Mary Drummond Broadwood

Lyall took holy orders in 1829, and was appointed curate in Findon. Around the time of his ordination he became engaged to a 20-year-old girl from another old Scots family. Mary Drummond Broadwood (1809–1878) was the fourth daughter of James Schudi Broadwood (1778–1851) of nearby Lyne House, Surrey. Mary's paternal grandfather John Broadwood had established the Broadwood piano company after marrying the daughter of his business partner Burkat Schudi, the Swiss harpsichord maker. Mary's mother was Margaret Schaw Stewart (1778–1849), whose great-uncle was Daniel Stewart of Glenbuckie, best remembered for his association with Bonnie Prince Charlie and the Jacobite rising of 1745.

The couple were married in December 1830 and by 1835 had moved to Coulsdon, where Alfred was acting as curate in charge. Subsequently, in 1837, he was appointed vicar of Godmersham in Kent.

At the request of the publishers Rivington's, Lyall resumed editorship of The Annual Register after moving to Godmersham, but was soon forced to relinquish the work due to health problems. Thereafter he continued to make sporadic literary contributions to other publications. Most notably in 1848 he was asked to collaborate on the Encyclopedia Metropolitana, an ambitious project conceived by Samuel Taylor Coleridge for the dissemination of universal knowledge, and published in a series of main divisions, over a number of years, each division consisting of multiple volumes. Lyall contributed to the Third Division: History of the Christian Church, covering the fourth to twelfth centuries, which appeared in 1850–51. In 1856 he published another book anonymously, entitled Agonistes, or Philosophical Strictures, which gained him a certain literary reputation.
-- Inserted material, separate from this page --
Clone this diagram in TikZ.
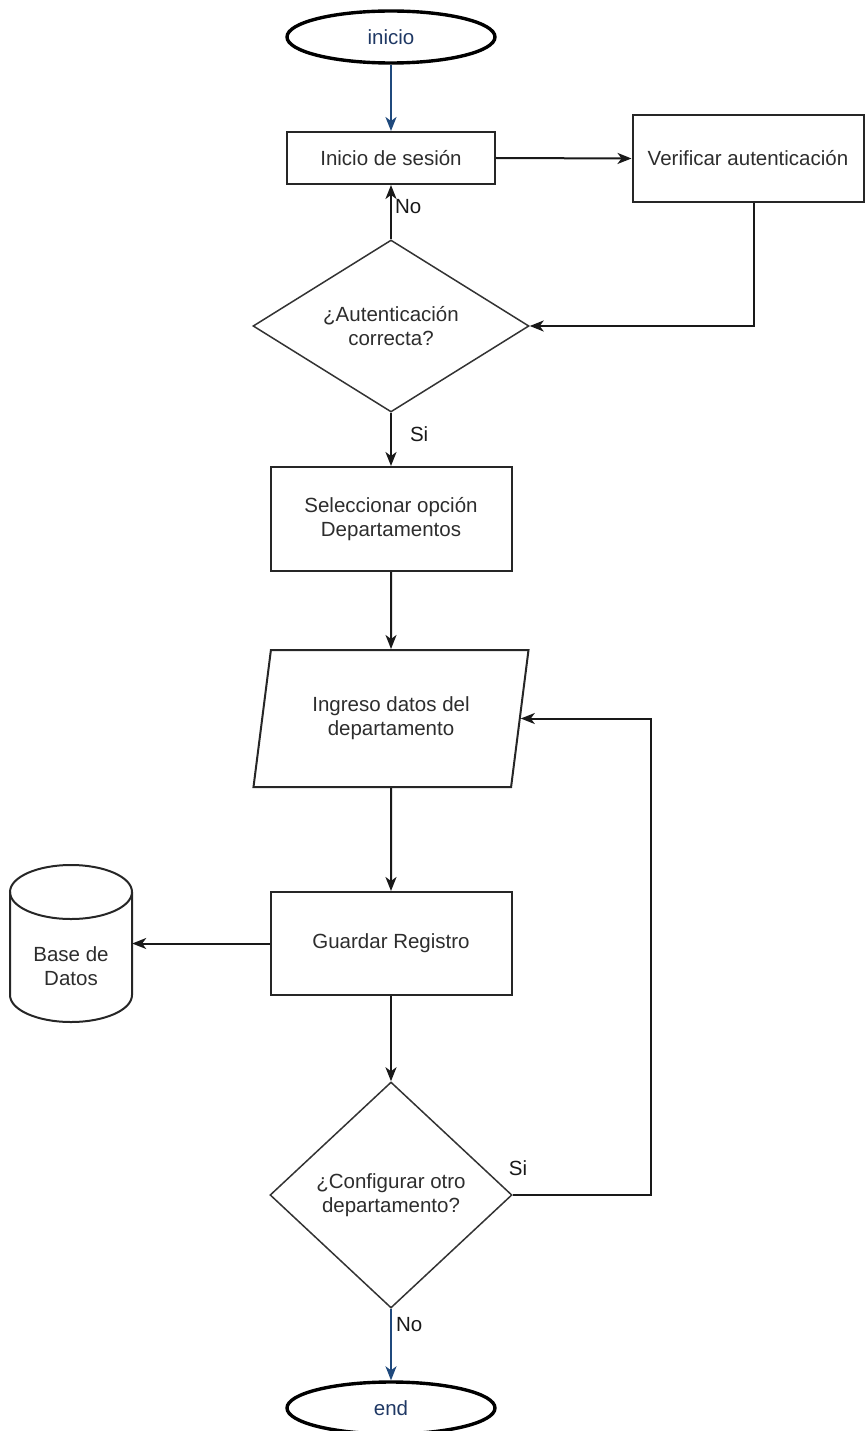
\documentclass[tikz,border=0pt]{standalone}
\usepackage{fontspec}
\setmainfont{Liberation Sans}
\usetikzlibrary{shapes.geometric,arrows.meta,calc}
\definecolor{flowblue}{RGB}{31,73,125}
\definecolor{termtext}{RGB}{31,56,100}
\definecolor{txt}{RGB}{45,45,45}
\begin{document}
\begin{tikzpicture}[x=1pt,y=-1pt,
  every node/.style={font=\fontsize{20.5}{24}\selectfont, text=txt, align=center},
  proc/.style={draw=black!85, line width=2pt, rectangle, inner sep=0pt},
  decis/.style={draw=black!80, line width=1.5pt, diamond, inner sep=0pt},
  term/.style={draw=black, line width=3.4pt, ellipse, inner sep=0pt, minimum width=208pt, minimum height=52pt, text=termtext},
  iobox/.style={draw=black!85, line width=2pt, trapezium, trapezium left angle=68, trapezium right angle=112, trapezium stretches body, inner sep=0pt},
  conn/.style={draw=black!90, line width=2pt, -{Stealth[length=14pt,width=11pt,inset=4pt]}},
  bconn/.style={draw=flowblue, line width=2pt, -{Stealth[length=14pt,width=11pt,inset=4pt]}},
  lbl/.style={inner sep=0pt, text=black!90}
]
\useasboundingbox (0,0) rectangle (865,1431);

\node[term] (inicio) at (391,37) {inicio};
\node[proc, minimum width=208pt, minimum height=52pt] (sesion) at (391,158) {Inicio de sesión};
\node[proc, minimum width=231pt, minimum height=87pt] (verif) at (748,158.5) {Verificar autenticación};
\node[decis, minimum width=276pt, minimum height=172pt, shape aspect=1.6] (d1) at (391,326) {¿Autenticación\\correcta?};
\node[proc, minimum width=241pt, minimum height=104pt] (sel) at (391,519) {Seleccionar opción\\Departamentos};
\node[iobox, minimum width=275pt, minimum height=137pt] (par) at (391,718.5) {Ingreso datos del\\departamento};
\node[proc, minimum width=241pt, minimum height=103pt] (guard) at (391,943.5) {Guardar Registro};
\node[decis, minimum width=242pt, minimum height=226pt] (d2) at (391,1195) {¿Configurar otro\\departamento?};
\node[term] (fin) at (391,1408) {end};

% database cylinder
\node[minimum width=122pt, minimum height=157pt, inner sep=0pt] (db) at (71,943.5) {};
\draw[black!85, line width=2pt] (10,892) -- (10,995) arc[start angle=180, end angle=0, x radius=61, y radius=27] -- (132,892);
\draw[black!85, line width=2pt] (71,892) ellipse[x radius=61, y radius=27];
\node (dbtext) at (71,966) {Base de\\Datos};

% connectors
\draw[bconn] (inicio.south) -- (sesion.north);
\draw[conn] (sesion.east) -- (verif.west);
\draw[conn] ($(verif.south)+(6,0)$) |- (d1.east);
\draw[conn] (d1.north) -- node[lbl, right, pos=0.6, xshift=3pt] (lno1) {No} (sesion.south);
\draw[conn] (d1.south) -- node[lbl, right, pos=0.4, xshift=18pt] (lsi1) {Si} (sel.north);
\draw[conn] (sel.south) -- (par.north);
\draw[conn] (par.south) -- (guard.north);
\draw[conn] (guard.west) -- (db.east);
\draw[conn] (guard.south) -- (d2.north);
\coordinate (loop) at (651,1195);
\draw[conn] (d2.east) -- (loop) |- (par.east);
\node[lbl] (lsi2) at (518,1168) {Si};
\draw[bconn] (d2.south) -- node[lbl, right, pos=0.22, xshift=4pt] (lno2) {No} (fin.north);
\end{tikzpicture}
\end{document}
This was his third and last sole-authorship book, a collection of polemics attacking the high churchmen's enemies of the day, most particularly the philosophical theories of John Stuart Mill.

Nine children of the marriage survived, two of which – Alfred Comyn Lyall and James Broadwood Lyall – had distinguished careers in British India, leading to Lieutenant-Governorships and knighthoods.

== Later life ==
The family's final move came in 1848, when they relocated to Harbledown, a small parish located on a rise overlooking the cathedral city of Canterbury, where his elder brother was now Dean. Alfred did not naturally have the makings of a parish priest – he was too remote from the ordinary people of his congregation, a shortcoming his wife appears to have energetically made up for with charitable work. Despite being a little too 'broad' in his views for a country parson he seems to have given what was expected of him, and was by all accounts well liked and respected by the community he served. Nonetheless, it was wise to take the precaution of publishing his philosophical works anonymously, for it was not altogether appropriate that he should be seen by his congregation as engaging in metaphysical arguments on subjects deemed outside the realm of his parish duties. In any event, his intended circle of readers was undoubtedly well aware of the author's identity – there was little need to advertise his writings further than necessary.

Alfred Lyall remained as rector of Harbledown for the remainder of his life. He died while on a visit to Llangollen, Wales, on 11 September 1865, and was buried at the parish church of St. Michael's, Harbledown, where there is a tablet to his memory.